“Tu jaanta nahi hai, mera baap kaun hai”, is one phrase you grow up on if you were born in India. Oftenly used by not-so-good-for-nothing sons of politicians, businessmen, celebrities to escape the law or mostly to get their way in any complicated situation. If Shakespeare was born in India he would never have written “What’s in the name”, because in our country a name is everything, especially the surname. In Fact, if he would have written: “Everything is in the name.” Lame I know but what can I say, it’s still true, know.
But then I have a question for these men or boys, why they didn’t say anything about their mother. How would it sound, “Tu jaanta nahi mera maa kaun hai”, in our patriarchal world. Unmanly, right, a man hiding behind a woman even if that woman is his mother, even though it was she, behind whom he hid whenever his dad tried to beat the shit out of him. Now don’t roll your eyes, every Indian child does get a slap or two. A little beating does everyone a little good. The man who would ever dare to do it would have to walk, the walk of cuss shame. So in our country you can swear on your mothers and sisters, but you can’t throw their name around in a stitch.
But then if I think a little more, there is another reason for these YOLO kids not calling up on momma. Because Indian mothers, unlike their counterparts, care differently. They will definitely turn up at the place and would get you released too. But the moment you will be left alone with her , she will use all her homely weapons, from rolling pin to broom to the wiper for causing such a mess. But if that mom is anything like mine, then there are high chances that she will leave you in the officer’s care to teach you a lesson. Strange but that’s how our mother’s function and somehow we do too.
Now you might be wondering after being gone from blogging for months, why I am bombarding you with such lame stuff. The reason is simple, the recent events have poked me to rise enough from my comfy chair of short story writer to don the hat of a blogger.
Few days ago, NCB(National Narcotics Bureau) arrested a famous Indian Actor’s son for drug consumption and possession. In India it is a legal offence, and the punishment is quite lethal. And Indian media has gone all crazy on it. So now, every single move of either the parent or the child is showcased as something out of ordinary. Every few minutes I see a new pop up from my news app regarding him. At times it’s like he was seen smiling in the Police van, but then seconds later another claim would come that he wasn’t smiling but laughing. And there would be this zoomed-out picture of him, to prove their claim. Another time the news claimed the child was crying inconsolably on seeing his father for the first time after his arrest. Now is that a wonder, he is a twenty-something kid, in police custody for the first time. He wasn’t brought up to end up there, and yet he did, of course by doing some wrong shit. But it’s human nature to break down in times of crisis, it’s a human reaction, what’s the news about it? The parents aren’t spared either, five days after his arrest when the child was denied bail, a zoomed-out video of the mother crying in her car was released. Now which mother won’t cry in such a fucked up situation. It’s not strange, is it? Every time I fucked up I cried and along with me my mother would cry, at times yelling and at times consoling, so what’s the news here ??
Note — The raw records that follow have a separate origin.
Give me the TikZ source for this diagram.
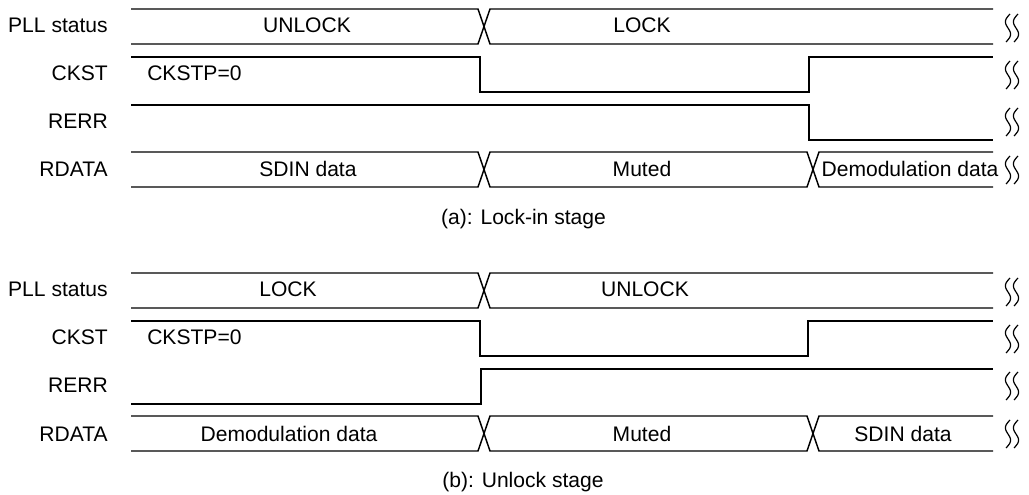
\documentclass[tikz,border=0pt]{standalone}
\usepackage{fontspec}
\setmainfont{Liberation Sans}
\begin{document}
\begin{tikzpicture}[x=0.75pt,y=-0.75pt,
  wave/.style={line width=1.1pt,line join=miter},
  txt/.style={inner sep=0pt,anchor=base,font=\fontsize{15.8}{18}\selectfont},
  sig/.style={txt,anchor=base east},
  brk/.pic={
    \draw[line width=0.9pt,domain=0:1,samples=40,smooth] plot ({2-4*\x-3.5*sin(360*\x)},{-14+28*\x});
    \draw[line width=0.9pt,domain=0:1,samples=40,smooth] plot ({10-4*\x-3.5*sin(360*\x)},{-14+28*\x});
  }]
\useasboundingbox (0,0) rectangle (1029,495);
% ---------- panel (a) ----------
\node[sig] (a1) at (108,33) {PLL status};
\node[sig] (a2) at (108,80.5) {CKST};
\node[sig] (a3) at (108,128.5) {RERR};
\node[sig] (a4) at (108,177) {RDATA};
% PLL status
\draw[wave] (131,9) -- (478,9) -- (490,44) -- (993,44);
\draw[wave] (131,44) -- (478,44) -- (490,9) -- (993,9);
\node[txt] (aunl) at (307,33) {UNLOCK};
\node[txt] (alck) at (642,33) {LOCK};
% CKST
\draw[wave] (131,57) -- (480,57) -- (480,92) -- (809,92) -- (809,57) -- (993,57);
\node[txt,anchor=base west] (ackstp) at (147,80.5) {CKSTP=0};
% RERR
\draw[wave] (131,105) -- (809,105) -- (809,140) -- (993,140);
% RDATA
\draw[wave] (131,152) -- (478,152) -- (490,187) -- (807,187) -- (819,152) -- (993,152);
\draw[wave] (131,187) -- (478,187) -- (490,152) -- (807,152) -- (819,187) -- (993,187);
\node[txt] (asdin) at (308,177) {SDIN data};
\node[txt] (amut) at (642,177) {Muted};
\node[txt] (adem) at (910,177) {Demodulation data};
\foreach \yy in {28,75,122,170} \pic at (1008,\yy) {brk};
\node[txt] (capa) at (523.5,225) {(a): Lock-in stage};
% ---------- panel (b) ----------
\node[sig] (b1) at (108,297) {PLL status};
\node[sig] (b2) at (108,344.5) {CKST};
\node[sig] (b3) at (108,392.5) {RERR};
\node[sig] (b4) at (108,441) {RDATA};
% PLL status
\draw[wave] (131,273) -- (478,273) -- (490,308) -- (993,308);
\draw[wave] (131,308) -- (478,308) -- (490,273) -- (993,273);
\node[txt] (blck) at (288,297) {LOCK};
\node[txt] (bunl) at (645,297) {UNLOCK};
% CKST
\draw[wave] (131,321) -- (480,321) -- (480,356) -- (808,356) -- (808,321) -- (993,321);
\node[txt,anchor=base west] (bckstp) at (147,344.5) {CKSTP=0};
% RERR
\draw[wave] (131,404) -- (481,404) -- (481,369) -- (993,369);
% RDATA
\draw[wave] (131,416) -- (478,416) -- (490,451) -- (807,451) -- (819,416) -- (993,416);
\draw[wave] (131,451) -- (478,451) -- (490,416) -- (807,416) -- (819,451) -- (993,451);
\node[txt] (bdem) at (289,441) {Demodulation data};
\node[txt] (bmut) at (642,441) {Muted};
\node[txt] (bsdin) at (903,441) {SDIN data};
\foreach \yy in {292,339,386,434} \pic at (1008,\yy) {brk};
\node[txt] (capb) at (523,488) {(b): Unlock stage};
\end{tikzpicture}
\end{document}
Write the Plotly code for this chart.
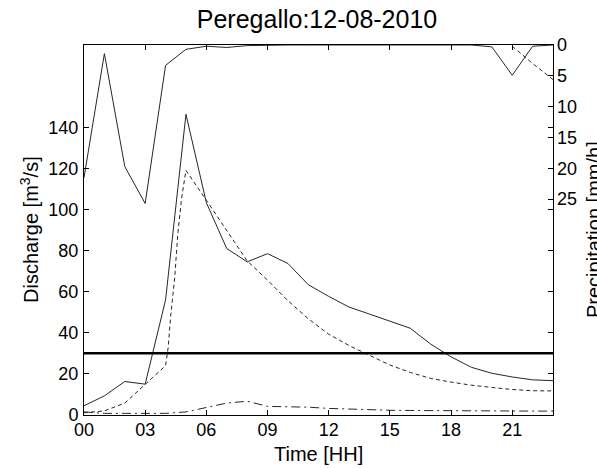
import plotly.graph_objects as go

# ---- data ----
hours = list(range(24))
obs_discharge = [4.5, 9.3, 16.3, 15.0, 56, 146.3, 103.3, 81, 74.5, 78.5, 73.7, 63.4,
                 57.7, 52.5, 49.1, 45.8, 42.2, 34.5, 28.3, 23.2, 20.3, 18.5, 17.1, 16.7]
sim_time = [0, 1, 2, 3, 4, 4.13, 4.25, 4.45, 4.6, 4.78, 5.0, 6, 7, 8, 9, 10, 11, 12,
            13, 14, 15, 16, 17, 18, 19, 20, 21, 22, 23]
sim_discharge = [1.1, 2.0, 5.8, 15, 24, 33, 48, 67, 88, 105, 119, 104.5, 90, 75, 65.6,
                 55.6, 46.8, 39.3, 33.8, 29.1, 24.3, 20.7, 17.8, 16.0, 14.5, 13.4, 12.4,
                 11.8, 11.7]
base_discharge = [1.5, 0.8, 0.8, 0.8, 0.8, 1.5, 3.5, 5.8, 6.7, 4.2, 4.0, 3.8, 3.2, 2.8,
                  2.5, 2.3, 2.2, 2.1, 2.0, 2.0, 2.0, 1.9, 1.9, 1.9]
threshold = 30
precip_obs = [21.5, 1.4, 19.7, 25.7, 3.3, 0.7, 0.2, 0.4, 0.1, 0, 0, 0, 0, 0, 0, 0, 0,
              0, 0, 0, 0.3, 4.9, 0.2, 0]
precip_fc = [None] * 21 + [0.2, 3.0, 5.6]

x_ticks = [0, 3, 6, 9, 12, 15, 18, 21]
x_labels = ["00", "03", "06", "09", "12", "15", "18", "21"]
y_ticks = [0, 20, 40, 60, 80, 100, 120, 140]
y2_ticks = [0, 5, 10, 15, 20, 25]

FONT = "Liberation Sans, Arial, sans-serif"
LC = "#262626"

fig = go.Figure()
fig.add_trace(go.Scatter(x=hours, y=obs_discharge, mode="lines",
                         line=dict(color=LC, width=1)))
fig.add_trace(go.Scatter(x=sim_time, y=sim_discharge, mode="lines",
                         line=dict(color=LC, width=1, dash="4px,3px")))
fig.add_trace(go.Scatter(x=hours, y=base_discharge, mode="lines",
                         line=dict(color=LC, width=1, dash="9px,4px,2px,4px")))
fig.add_trace(go.Scatter(x=[hours[0], hours[-1]], y=[threshold, threshold], mode="lines",
                         line=dict(color="black", width=2.5)))
fig.add_trace(go.Scatter(x=hours, y=precip_obs, mode="lines", yaxis="y2",
                         line=dict(color=LC, width=1)))
fig.add_trace(go.Scatter(x=hours, y=precip_fc, mode="lines", yaxis="y2",
                         line=dict(color=LC, width=1, dash="4px,3px")))

W, H = 597, 468
L, R, T, B = 84, 44, 45, 53
pw = W - L - R

fig.update_layout(
    width=W, height=H,
    margin=dict(l=L, r=R, t=T, b=B, pad=0),
    paper_bgcolor="white", plot_bgcolor="white",
    showlegend=False,
    font=dict(family=FONT, size=18, color="black"),
    title=dict(text="Peregallo:12-08-2010", font=dict(size=25, family=FONT),
               x=317 / W, xanchor="center", xref="container",
               y=1 - 19 / H, yanchor="middle", yref="container"),
    xaxis=dict(range=[0, 23], tickvals=x_ticks, ticktext=x_labels,
               ticks="inside", ticklen=5, tickcolor="black",
               showline=True, linecolor="black", linewidth=1, mirror="ticks",
               showgrid=False, zeroline=False, ticklabelstandoff=-2,
               layer="above traces"),
    yaxis=dict(range=[0, 180], tickvals=y_ticks,
               ticks="inside", ticklen=5, tickcolor="black",
               showline=True, linecolor="black", linewidth=1, mirror="ticks",
               showgrid=False, zeroline=False, ticklabelstandoff=1,
               layer="above traces"),
    yaxis2=dict(range=[60, 0], tickvals=y2_ticks, overlaying="y", side="right",
                ticks="inside", ticklen=5, tickcolor="black",
                showline=False, showgrid=False, zeroline=False,
                ticklabelstandoff=3, layer="above traces"),
    annotations=[
        dict(text="Time [HH]", xref="paper", yref="paper",
             x=0.5, y=-(454 - 415) / (H - T - B), xanchor="center", yanchor="middle",
             showarrow=False, font=dict(size=20, family=FONT)),
        dict(text="Discharge [m<sup>3</sup>/s]", xref="paper", yref="paper",
             x=-(84 - 29) / pw, y=0.5, xanchor="center", yanchor="middle",
             textangle=-90, showarrow=False, font=dict(size=20, family=FONT)),
        dict(text="Precipitation [mm/h]", xref="paper", yref="paper",
             x=1 + (594 - 553) / pw, y=0.5, xanchor="center", yanchor="middle",
             textangle=-90, showarrow=False, font=dict(size=20, family=FONT)),
    ],
)

fig.write_html("out.html")
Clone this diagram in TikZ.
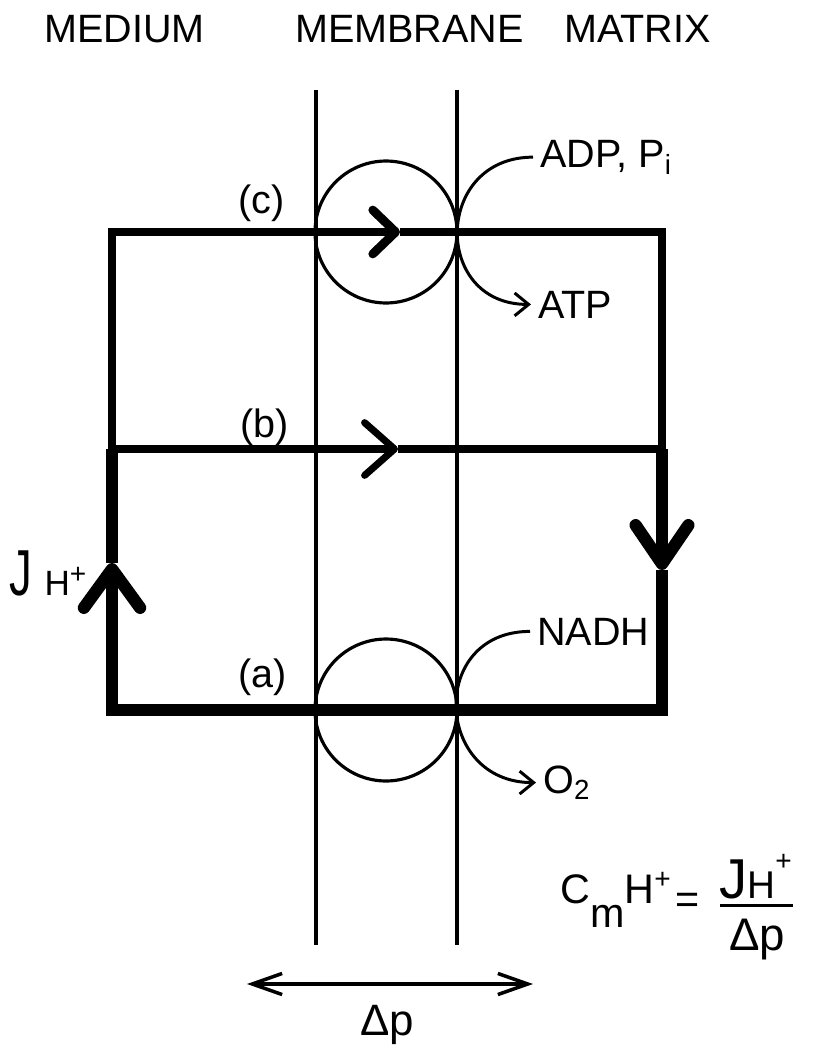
\documentclass[tikz,border=0pt]{standalone}
\usepackage{fontspec}
\setmainfont{Liberation Sans}
\usepackage{tikz}
\usetikzlibrary{arrows.meta}

\tikzset{
  txt/.style={inner sep=0pt, font=\fontsize{22.5}{27}\selectfont},
  chem/.style={txt, inner xsep=4pt},
  wall/.style={line width=2pt},
  pump/.style={draw, circle, line width=1.8pt, minimum size=2.84cm, inner sep=0pt},
  heavy/.style={line width=7pt},
  medium/.style={line width=5pt},
  flow/.style={line width=1.7pt, -{Straight Barb[length=8pt,width=13pt]}},
}

\begin{document}
\begin{tikzpicture}[x=0.02cm, y=-0.02cm]
  \useasboundingbox (0,0) rectangle (812,1051);
  % compartments
  \node[txt, anchor=base west] (medium) at (44,43) {MEDIUM};
  \node[txt, anchor=base west] (membrane) at (295,43) {MEMBRANE};
  \node[txt, anchor=base west] (matrix) at (564,43) {MATRIX};
  % the two faces of the membrane
  \draw[wall] (316,90) -- (316,945);
  \draw[wall] (457,90) -- (457,945);
  % pumps
  \node[pump] (atpase) at (386,232) {};
  \node[pump] (resp) at (386,710) {};
  % corners of the proton circuit
  \coordinate (cl) at (112,232);
  \coordinate (cr) at (662,232);
  \coordinate (bl) at (112,449);
  \coordinate (br) at (662,449);
  \coordinate (al) at (112,710);
  \coordinate (ar) at (662,710);
  \coordinate (ctip) at (400,232);
  \coordinate (btip) at (398,449);
  \coordinate (rtip) at (662,570);
  \coordinate (ltip) at (112,563);
  \draw[heavy, -{Straight Barb[length=22pt,width=30pt,round]}] (br) -- (rtip);
  \draw[heavy, -{Straight Barb[length=22pt,width=32pt,round]}] (rtip) -- (ar) -- (al) -- (ltip);
  \draw[heavy] (ltip) -- (bl);
  \draw[medium, -{Straight Barb[length=13pt,width=25pt,round]}] (bl) -- (cl) -- (ctip);
  \draw[medium] (ctip) -- (cr) -- (br);
  \draw[line width=4pt, -{Straight Barb[length=17pt,width=30pt,round]}] (bl) -- (btip);
  \draw[line width=4pt] (btip) -- (br);
  \node[txt, anchor=base west] (labc) at (238,213) {(c)};
  \node[txt, anchor=base west] (labb) at (240,437) {(b)};
  \node[txt, anchor=base west] (laba) at (238,687) {(a)};
  % substrates and products
  \node[chem, anchor=base west] (adp) at (533,167) {ADP, P\textsubscript{i}};
  \node[chem, anchor=base west] (atp) at (531,318) {ATP};
  \node[chem, anchor=base west] (nadh) at (530,645) {NADH};
  \node[chem, anchor=base west] (o2) at (536,793) {O\textsubscript{2}};
  \draw[flow] (adp.west) .. controls +(-99,0) and +(-99,0) .. (atp.west);
  \draw[flow] (nadh.west) .. controls +(-102,0) and +(-102,0) .. (o2.west);
  % proton flux
  \node[txt, anchor=base west] (flux) at (9,595)
    {\scalebox{0.7}[1]{\fontsize{37}{40}\selectfont J}\hspace{0.25cm}{\fontsize{20}{24}\selectfont H}\raisebox{0.24cm}{\fontsize{16}{18}\selectfont +}};
  % proton conductance
  \node[txt, font=\fontsize{23.5}{28}\selectfont, anchor=base west] (cmh) at (560,903)
    {C\raisebox{-0.48cm}{m}H\raisebox{0.3cm}{\fontsize{16}{18}\selectfont +}};
  \node[txt, font=\fontsize{23.5}{28}\selectfont] (eq) at (688,903) {=};
  \node[txt, anchor=base west] (num) at (719,898)
    {{\fontsize{32}{34}\selectfont J}{\fontsize{22}{26}\selectfont H}\raisebox{0.55cm}{\fontsize{16}{18}\selectfont +}};
  \node[txt, font=\fontsize{26}{30}\selectfont, anchor=base] (den) at (757,950) {Δp};
  \coordinate (barl) at (720,905);
  \coordinate (barr) at (793,905);
  \draw[line width=1.7pt] (barl) -- (barr);
  % potential across the membrane
  \coordinate (gl) at (247,984);
  \coordinate (gr) at (533,984);
  \draw[wall, {Straight Barb[length=17pt,width=12pt]}-{Straight Barb[length=17pt,width=12pt]}] (gl) -- (gr);
  \node[txt, font=\fontsize{25}{30}\selectfont, anchor=base] (dp) at (387,1035) {Δp};
\end{tikzpicture}
\end{document}
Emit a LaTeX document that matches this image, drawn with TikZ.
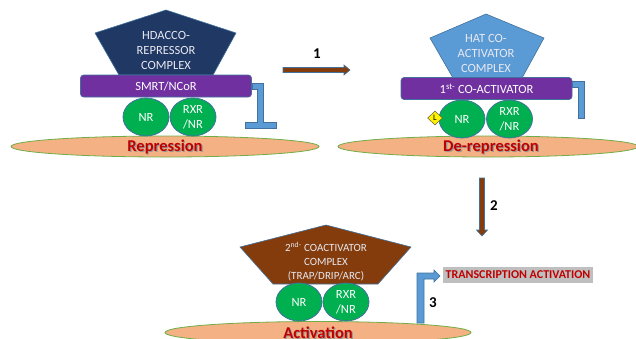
\documentclass[tikz,border=0pt]{standalone}
\usepackage{fontspec}
\setmainfont{Carlito}
\usetikzlibrary{shapes.geometric}
\definecolor{navy}{HTML}{203864}
\definecolor{lblue}{HTML}{5B9BD5}
\definecolor{edgeblue}{HTML}{41719C}
\definecolor{purp}{HTML}{7030A0}
\definecolor{brn}{HTML}{843C0C}
\definecolor{grn}{HTML}{00B050}
\definecolor{peach}{HTML}{F4B183}
\definecolor{dnaedge}{HTML}{70AD47}
\definecolor{dred}{HTML}{C00000}
\definecolor{gbox}{HTML}{BFBFBF}
\definecolor{ctxt}{HTML}{E8E8F0}
\tikzset{
  dna/.style={ellipse, fill=peach, draw=dnaedge, line width=0.8pt, inner sep=0pt},
  receptor/.style={ellipse, fill=grn, draw=edgeblue, line width=0.8pt,
    minimum width=46pt, minimum height=38pt, inner sep=0pt, text=white,
    font=\fontsize{12.5}{15}\selectfont, align=center},
  corebar/.style={rectangle, rounded corners=3pt, fill=purp, draw=edgeblue,
    line width=0.6pt, minimum width=171pt, minimum height=22pt, inner sep=0pt,
    text=white, font=\fontsize{12.5}{14}\selectfont},
  complexshape/.style={draw=edgeblue, line width=0.6pt},
  ctext/.style={text=ctxt, align=center, inner sep=0pt},
  steparrow/.style={fill=brn, draw=edgeblue, line width=0.6pt},
  blueshape/.style={fill=lblue, draw=edgeblue, line width=0.6pt},
  phase/.style={text=dred, inner sep=0pt, font=\bfseries\fontsize{16.5}{18}\selectfont},
  phaseshadow/.style={text=black!40, inner sep=0pt, font=\bfseries\fontsize{16.5}{18}\selectfont},
  num/.style={inner sep=0pt, font=\bfseries\fontsize{15}{16}\selectfont},
}
\begin{document}
\begin{tikzpicture}[x=1pt,y=-1pt]
\useasboundingbox (0,0) rectangle (636,338);
\clip (0,0) rectangle (636,338);

% ---------------- Panel 1: Repression ----------------
\node[dna, minimum width=308pt, minimum height=21pt] (dna1) at (165,146.5) {};
\node[phaseshadow] (rep1s) at (166.2,148.2) {Repression};
\node[phase] (rep1) at (165,147) {Repression};
\draw[complexshape, fill=navy] (166,10) -- (236,33) -- (213,75) -- (119,75) -- (95,33) -- cycle;
\node[ctext, font=\fontsize{12.5}{15}\selectfont] (hdac) at (166,50) {HDACCO-\\REPRESSOR\\COMPLEX};
\node[corebar] (smrt) at (166,86) {SMRT/NCoR};
\node[receptor] (nr1) at (146,117) {NR};
\node[receptor] (rxr1) at (193,117) {RXR\\/NR};
\coordinate (t1) at (252,83);
\draw[blueshape] (t1) -- ++(11,0) -- ++(0,39) -- ++(13,0) -- ++(0,6) -- ++(-31,0) -- ++(0,-6) -- ++(12,0) -- ++(0,-33) -- ++(-5,0) -- cycle;

% arrow 1
\coordinate (a1s) at (283,70);
\draw[steparrow] (a1s) ++(0,-2.5) -- ++(61,0) -- ++(0,-2.5) -- ++(6,5) -- ++(-6,5) -- ++(0,-2.5) -- ++(-61,0) -- cycle;
\node[num] (n1) at (317,54) {1};

% ---------------- Panel 2: De-repression ----------------
\node[dna, minimum width=300pt, minimum height=21pt] (dna2) at (488,146.5) {};
\node[phaseshadow] (rep2s) at (492.2,148.2) {De-repression};
\node[phase] (rep2) at (491,147) {De-repression};
\draw[complexshape, fill=lblue] (486,14) -- (544,38) -- (522,78) -- (453,78) -- (430,38) -- cycle;
\node[ctext, font=\fontsize{12.5}{15}\selectfont] (hat) at (486,53) {HAT CO-\\ACTIVATOR\\COMPLEX};
\node[corebar] (coact1) at (486.5,88.5) {1\textsuperscript{st-} CO-ACTIVATOR};
\node[receptor] (nr2) at (462,119) {NR};
\node[receptor] (rxr2) at (509.5,119) {RXR\\/NR};
\node[diamond, aspect=1.05, fill=yellow, draw=black!70!yellow, line width=0.5pt,
  minimum width=15pt, minimum height=14pt, inner sep=0pt,
  font=\fontsize{8.5}{9}\selectfont] (lig) at (435,118) {L};
\coordinate (t2) at (572,81);
\draw[blueshape] (t2) -- ++(12,0) -- ++(0,37) -- ++(-6,0) -- ++(0,-31) -- ++(-6,0) -- cycle;

% arrow 2
\coordinate (a2s) at (482,178);
\draw[steparrow] (a2s) ++(-2.5,0) -- ++(0,52) -- ++(-3,0) -- ++(5.5,6) -- ++(5.5,-6) -- ++(-3,0) -- ++(0,-52) -- cycle;
\node[num] (n2) at (494,206) {2};

% ---------------- Panel 3: Activation ----------------
\coordinate (a3s) at (417,323);
\draw[blueshape] (a3s) -- ++(0,-50) -- ++(17,0) -- ++(0,-3) -- ++(6,6) -- ++(-6,6) -- ++(0,-3) -- ++(-10,0) -- ++(0,44) -- cycle;
\node[dna, minimum width=306pt, minimum height=22pt] (dna3) at (318,332.5) {};
\node[phaseshadow] (rep3s) at (319.2,334.2) {Activation};
\node[phase] (rep3) at (318,333) {Activation};
\draw[complexshape, fill=brn] (326,225) -- (411,247) -- (378,284) -- (273,284) -- (240,247) -- cycle;
\node[ctext, font=\fontsize{11}{14}\selectfont] (trap) at (326,261.5) {2\textsuperscript{nd-} COACTIVATOR\\COMPLEX\\(TRAP/DRIP/ARC)};
\node[receptor] (nr3) at (299,302) {NR};
\node[receptor] (rxr3) at (346,302) {RXR\\/NR};
\node[num] (n3) at (433,303) {3};
\node[fill=gbox, text=dred, minimum width=150pt, minimum height=16pt, inner sep=0pt,
  font=\bfseries\fontsize{12}{13}\selectfont] (ta) at (518,275) {TRANSCRIPTION ACTIVATION};
\end{tikzpicture}
\end{document}
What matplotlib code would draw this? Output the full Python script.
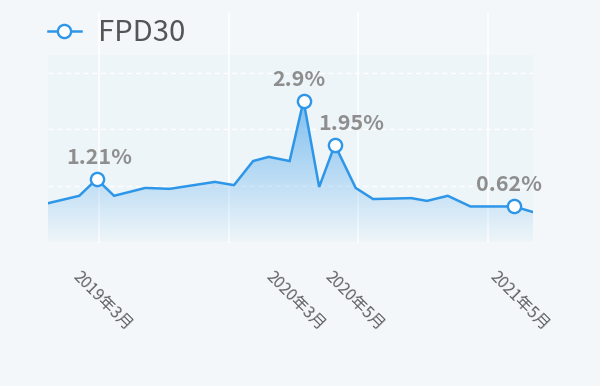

Never before have I wondered if there is another side to “Who my famous father is.” There were other kids arrested along with him, their father’s rich, true but not famous. Fame always surpasses the money in the media. The proceedings are still going on, and so we should too hold our judgements. But no, there is the whole circus going on about it. Sometimes media houses forget that to the other side of the news, are people, human beings with emotions, and allowing them some privacy in such times would be a human act. We often feel that as a famous person they are liable to such kind of indecency. But I often feel it talks more about us than them. Our idea of news, our addiction to consumption, our judgment on others, and our words piercing the hearts. I often at times disconnect with the news until a clear verdict is given out. And after it, if I feel like I might talk preferably write about it. Today I felt like writing about it because I feel that our media houses need to be a little more sensitive towards what they are pushing down our throats. A little sensitivity, a little niceness, a little kindness, goes a long way. And as Maya Angelou says, “I’ve learned that people will forget what you said, people will forget what you did, but people will never forget how you made them feel.”